Wash hands after handling holiday lights

December 3, 2007

by Jennifer Gallus

Have you ever looked at the warning label on Christmas lights? I was shocked to read, “Handling the coated electrical wire on this product exposes you to lead, a chemical known to the State of California to cause birth defects or other reproductive harm. Wash hands after use.”

Who would guess that unbeknownst to the naked eye, such a dangerous film of chemicals existed on festive lighting?

And why is it only known to the State of California to cause health problems?

It would make more sense to be leery of, say, electrical cords manufactured near Chernobyl than ones manufactured in Minneapolis.

After reading the warning, I guess I shouldn’t be so concerned about whether or not the lights, which are stored in the garage all year, were exposed to mouse droppings.

Although those types of germs could make us sick, it probably wouldn’t cause birth defects or cancer!

I remember a few years ago, I took pictures of my boys playing with Christmas lights before I strung them on the tree.

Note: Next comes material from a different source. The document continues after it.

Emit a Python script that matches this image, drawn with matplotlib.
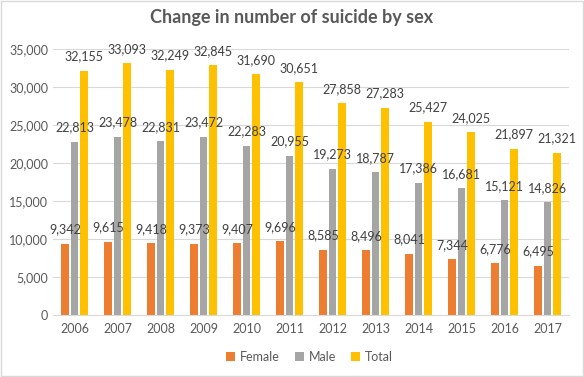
# suicide numbers by sex, grouped bars in the old excel look
import numpy as np
import matplotlib
matplotlib.use('agg')
import matplotlib.pyplot as plt
from matplotlib.patches import Rectangle

years = ['2006', '2007', '2008', '2009', '2010', '2011',
         '2012', '2013', '2014', '2015', '2016', '2017']
female = [9342, 9615, 9418, 9373, 9407, 9696, 8585, 8496, 8041, 7344, 6776, 6495]
male = [22813, 23478, 22831, 23472, 22283, 20955, 19273, 18787, 17386, 16681, 15121, 14826]
total = [32155, 33093, 32249, 32845, 31690, 30651, 27858, 27283, 25427, 24025, 21897, 21321]

plt.rcParams['font.family'] = ['Lato', 'DejaVu Sans']

fig = plt.figure(figsize=(5.84, 3.77), dpi=100)
ax = fig.add_axes([0.0908, 0.1645, 0.8836, 0.7056])

x = np.arange(len(years))
w = 0.18
step = 0.22
series = [('Female', female, '#ED7D31'), ('Male', male, '#A5A5A5'), ('Total', total, '#FFC000')]
for i, (name, vals, col) in enumerate(series):
    pos = x + (i - 1) * step
    ax.bar(pos, vals, width=w, color=col, label=name, zorder=2)
    for px, v in zip(pos, vals):
        ax.text(px, v + 1100, f'{v:,}', ha='center', va='bottom',
                fontsize=9, color='#404040', zorder=3)

ax.set_xlim(-0.5, len(years) - 0.5)
ax.set_ylim(0, 35000)
ax.set_yticks(range(0, 35001, 5000))
ax.set_yticklabels([f'{v:,}' for v in range(0, 35001, 5000)])
ax.set_xticks(x)
ax.set_xticklabels(years)
ax.tick_params(length=0, labelsize=9, colors='#595959')
ax.tick_params(axis='x', pad=6)
ax.grid(axis='y', color='#D9D9D9', linewidth=0.8, zorder=0)
for s in ['top', 'right', 'left']:
    ax.spines[s].set_visible(False)
ax.spines['bottom'].set_color('#D9D9D9')

fig.text(0.5, 0.953, 'Change in number of suicide by sex', ha='center', va='center',
         fontsize=13, fontweight='bold', color='#595959')

fig.legend(loc='center', bbox_to_anchor=(0.53, 0.053), ncol=3, frameon=False,
           fontsize=9, handlelength=0.7, handleheight=0.7, columnspacing=1.2,
           handletextpad=0.4, labelcolor='#595959')

fig.patches.append(Rectangle((0.001, 0.002), 0.997, 0.995, transform=fig.transFigure,
                             fill=False, edgecolor='#D9D9D9', linewidth=1))

plt.savefig('out.png', dpi=100)
plt.close()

Did I have them wash their hands afterwards? No – I hadn’t read the precautions on the box.

It’s too bad that we have such complex chemicals in our daily products. Take dimethicone, for example. This ingredient can be found in almost every product used for daily grooming and hygiene. From shampoo, soap, and bubble bath, to hair spray, toothpaste, and cosmetics.

It is rumored to be a cancer-causing agent and its use is outlawed in Europe, but the US continues to use it widely.

Dimethicone, dimethicone copolyol, and cyclomethicone are silicone-derived emollients. They are listed on several web sites as cancer causing toxic ingredients in cosmetics and skin care.

Synthetic emollients are non-biodegradable and are listed as known tumor promoters that accumulate in the liver and lymph nodes.

Google “silicone toxicity” for more information.

To avoid products with this ingredient, look in the natural foods sections of grocery stores and/or visit Dan and Becky’s Market in Cokato. Not only natural foods can be found, but natural products for personal hygiene, cosmetics, and household cleaning are available.

I strongly believe in shopping the natural foods section. The less complex chemicals and ingredients we ingest or expose our skin to, the healthier we will be.

That doesn’t mean my family still doesn’t enjoy the somewhat unhealthy foods as well. I don’t think we are ready to completely cut those out, but items such as dairy, and fruits and vegetables, I think, are very important to purchase in the natural foods section.


My 6-year-old thought I was tormenting myself as I pulled some gray hairs out of my mane. So, after I pulled one out I showed it to him and he said, “Oh, it’s hideous!”